A serial killer killing serial killers? I don't know that that's a bad thing - especially since this guy specializes in serial killers the cops haven't even suspected yet. He's got a great little signature, too - a note featuring a zero with a slash through it, and he makes life imitate art by making his victims' eyes look like the one in the picture. Who do you get to play a madman like this? Gandhi, of course. Yes, Ben Kingsley, the man who played Mr. Nonviolent Protest himself, is the guy targeting serial killers here in Suspect Zero - and he plays the role exceedingly well, I might add.
Suspect Zero is, in my opinion, somewhat underrated. To me, it made perfect sense all along.

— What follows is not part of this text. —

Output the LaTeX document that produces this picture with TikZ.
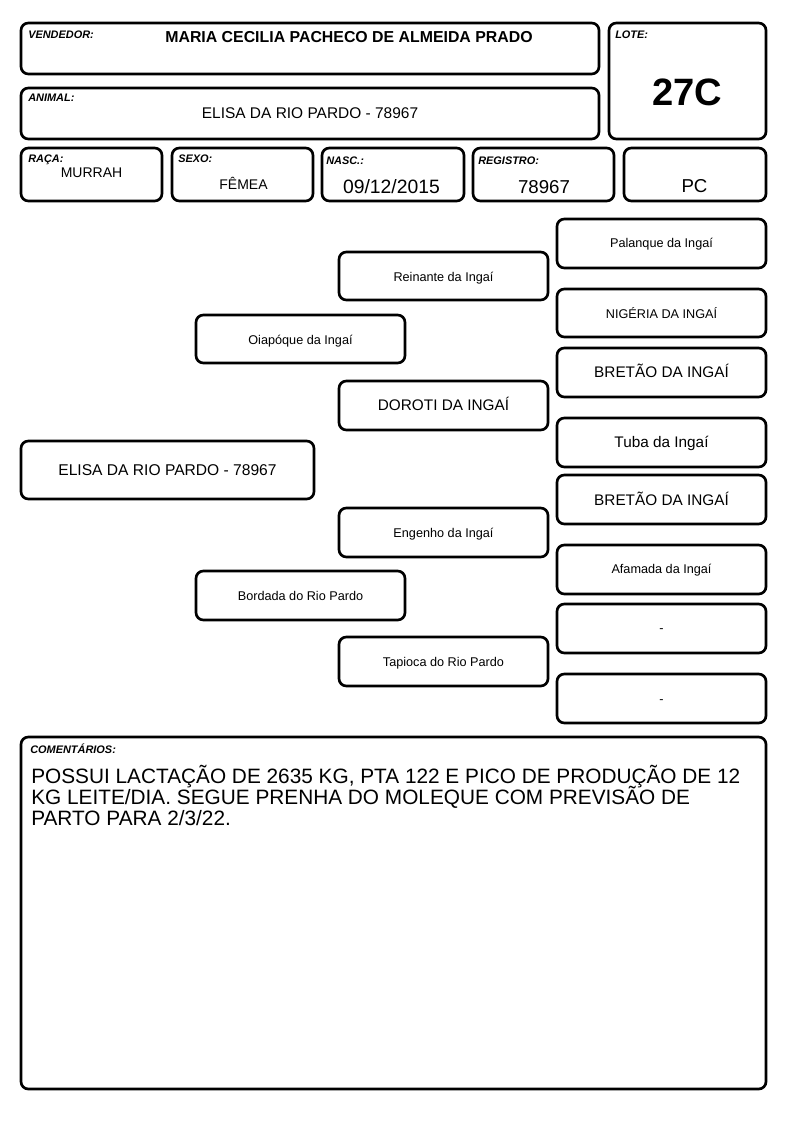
\documentclass[tikz,border=0pt]{standalone}
\usepackage{fontspec}
\setmainfont{Liberation Sans}
\def\fs#1{\fontsize{#1}{#1}\selectfont}
\def\tightlines{\lineskiplimit=-20pt\relax}

\begin{document}
\begin{tikzpicture}[x=0.75pt, y=-0.75pt,
		card/.style={line width=2pt, rounded corners=5.5pt},
		tag/.style={anchor=base west, inner sep=0pt, font=\fs{8.2}\bfseries\itshape},
		val/.style={anchor=base, inner sep=0pt},
		small/.style={val, font=\fs{9.5}},
		big/.style={val, font=\fs{11.5}}]
			%%%%% START %%%%%
			
			\useasboundingbox (0, 0) rectangle (794, 1123);
			
			% cabecalho
			\draw[card] (21, 23) rectangle (599, 74);
			\node[tag] (vendtag) at (28, 39) {VENDEDOR:};
			\node[val, font=\fs{11.9}\bfseries] (vendedor) at (349, 43) {MARIA CECILIA PACHECO DE ALMEIDA PRADO};
			
			\draw[card] (21, 88) rectangle (599, 139);
			\node[tag] (animtag) at (28, 102) {ANIMAL:};
			\node[val, font=\fs{11.6}] (animal) at (310, 118.5) {ELISA DA RIO PARDO - 78967};
			
			\draw[card] (609, 23) rectangle (766, 139);
			\node[tag] (lotetag) at (615, 39) {LOTE:};
			\node[val, font=\fs{28.6}\bfseries] (lote) at (687, 105.5) {27C};
			
			\draw[card] (21, 148) rectangle (162, 201);
			\node[tag] (racatag) at (28, 163) {RAÇA:};
			\node[val, font=\fs{10.5}] (raca) at (91.5, 178) {MURRAH};
			
			\draw[card] (172, 148) rectangle (313, 201);
			\node[tag] (sexotag) at (178, 163) {SEXO:};
			\node[val, font=\fs{10.5}] (sexo) at (243.5, 189.5) {FÊMEA};
			
			\draw[card] (322, 148) rectangle (464, 201);
			\node[tag] (nasctag) at (326, 165) {NASC.:};
			\node[val, font=\fs{14.5}] (nasc) at (391.5, 193.3) {09/12/2015};
			
			\draw[card] (473, 148) rectangle (614, 201);
			\node[tag] (regtag) at (478, 165) {REGISTRO:};
			\node[val, font=\fs{14}] (registro) at (544, 193.3) {78967};
			
			\draw[card] (624, 148) rectangle (766, 201);
			\node[val, font=\fs{14}] (categoria) at (694.5, 193) {PC};
			
			% genealogia
			\draw[card] (21, 441) rectangle (314, 499);
			\node[val, font=\fs{11.7}] (elisa) at (167.5, 475.5) {ELISA DA RIO PARDO - 78967};
			
			\draw[card] (196, 315) rectangle (405, 363);
			\node[small] (oiapoque) at (300.5, 344.5) {Oiapóque da Ingaí};
			\draw[card] (196, 571) rectangle (405, 620);
			\node[small] (bordada) at (300.5, 600) {Bordada do Rio Pardo};
			
			\draw[card] (339, 252) rectangle (548, 300);
			\node[small] (reinante) at (443.5, 281) {Reinante da Ingaí};
			\draw[card] (339, 381) rectangle (548, 430);
			\node[big] (doroti) at (443.5, 410.5) {DOROTI DA INGAÍ};
			\draw[card] (339, 508) rectangle (548, 557);
			\node[small] (engenho) at (443.5, 537) {Engenho da Ingaí};
			\draw[card] (339, 637) rectangle (548, 686);
			\node[small] (tapioca) at (443.5, 666) {Tapioca do Rio Pardo};
			
			\draw[card] (557, 219) rectangle (766, 268);
			\node[small] (palanque) at (661.5, 247.5) {Palanque da Ingaí};
			\draw[card] (557, 289) rectangle (766, 337);
			\node[small] (nigeria) at (661.5, 318) {NIGÉRIA DA INGAÍ};
			\draw[card] (557, 348) rectangle (766, 397);
			\node[big] (bretaoa) at (661.5, 377) {BRETÃO DA INGAÍ};
			\draw[card] (557, 418) rectangle (766, 467);
			\node[big] (tuba) at (661.5, 447) {Tuba da Ingaí};
			\draw[card] (557, 475) rectangle (766, 524);
			\node[big] (bretaob) at (661.5, 505) {BRETÃO DA INGAÍ};
			\draw[card] (557, 545) rectangle (766, 594);
			\node[small] (afamada) at (661.5, 573.5) {Afamada da Ingaí};
			\draw[card] (557, 604) rectangle (766, 653);
			\node[small] (vazioa) at (661.5, 632.5) {-};
			\draw[card] (557, 674) rectangle (766, 723);
			\node[small] (vaziob) at (661.5, 703.5) {-};
			
			% comentarios (base = ultima linha)
			\draw[card] (21, 737) rectangle (766, 1089);
			\node[tag] (comtag) at (30, 753) {COMENTÁRIOS:};
			\node[anchor=base west, inner sep=0pt, align=left, font=\fontsize{15.6}{15.75}\selectfont\tightlines] (comentario) at (31, 825)
				{POSSUI LACTAÇÃO DE 2635 KG, PTA 122 E PICO DE PRODUÇÃO DE 12\\
				KG LEITE/DIA. SEGUE PRENHA DO MOLEQUE COM PREVISÃO DE\\
				PARTO PARA 2/3/22.};
			
			%%%%% END %%%%%
\end{tikzpicture}
\end{document}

It's a little confusing at first seeing conspicuously red-tinted images flashing buy out of nowhere, but it becomes clear pretty early on that the man being hunted is a remote viewer. Even if you aren't familiar with the concept of remote viewing, it's hard not to figure it out, so I'm not sure why some people seem to come away from this movie feeling totally lost. In a nutshell, remote viewing, which has absolutely been used by American intelligence and the FBI, allows the sensitive viewer to "see" things happening elsewhere, be they missile silos, enemy forces, or serial killers doing what serial killers do. Since Benjamin O'Ryan (Kingsley) can see the crimes, he can find the criminals. That's what he is doing now, taking out unidentified serial killers with just a little bit of vengeance. The big kahuna, though, is still out there - the killer he calls Suspect Zero. Suspect Zero has made a veritable cottage industry of abducting and killing kids in countless numbers all over the country. There's no discernible link between all of the missing kids, so know one even suspects that the world's foremost killer is out there operating with a free hand, nor would anyone believe that one man could claim literally hundreds of victims without getting caught. O'Ryan knows it, though - he has seen it.
The endgame, for whatever reason, involves Special Agent Mackelway (Aaron Eckhart), and O'Ryan is constantly faxing him cryptic clues and missing children's posters in an obvious attempt to draw the agent to him . Mackelway has something of a history, having taken the law into his own hands to some degree and, by so doing, letting a violent killer go free. As he gets deeper and deeper into this case, he begins having cryptic little visions and develops some kind of connection with the man he is searching for (troubling signs for an agent who's already had to go through an extensive psychological evaluation recently). It stands to reason that the whole gang will assemble at the very end -O'Ryan, Mackelway, and, of course, Suspect Zero himself - and that Mackelway will have to get there without much help from his disbelieving colleagues.
By and large, I think Suspect Zero is an excellent film. It's a thriller with a twist, an unusual story that plays out quite well. Unfortunately, it seems to take a shortcut or two on its way to a conclusion, leaving too much in the hands of fate or coincidence. It also has to go and give us two partners with a romantic history teaming up again - apparently, it's illegal to make a crime thriller without some kind of romantic subplot. Eckhart isn't bad, but he isn't completely convincing as he takes his character to the brink between insight and insanity. Besides his partner Fran (Carrie-Anne Moss), the rest of the characters barely emerge from the woodwork, especially Mackelways' supervisor (who doesn't even yell when he's upset with his rogue agent).
Despite a few minor faults, though, the unusual storyline of Suspect Zero and the excellent performance by Ben Kingsley carry the day, making this film stand out quite noticeably from others in the genre. Dark, gritty, and compelling, it's a film well worth watching, especially for those who harbor a fascination with serial killers.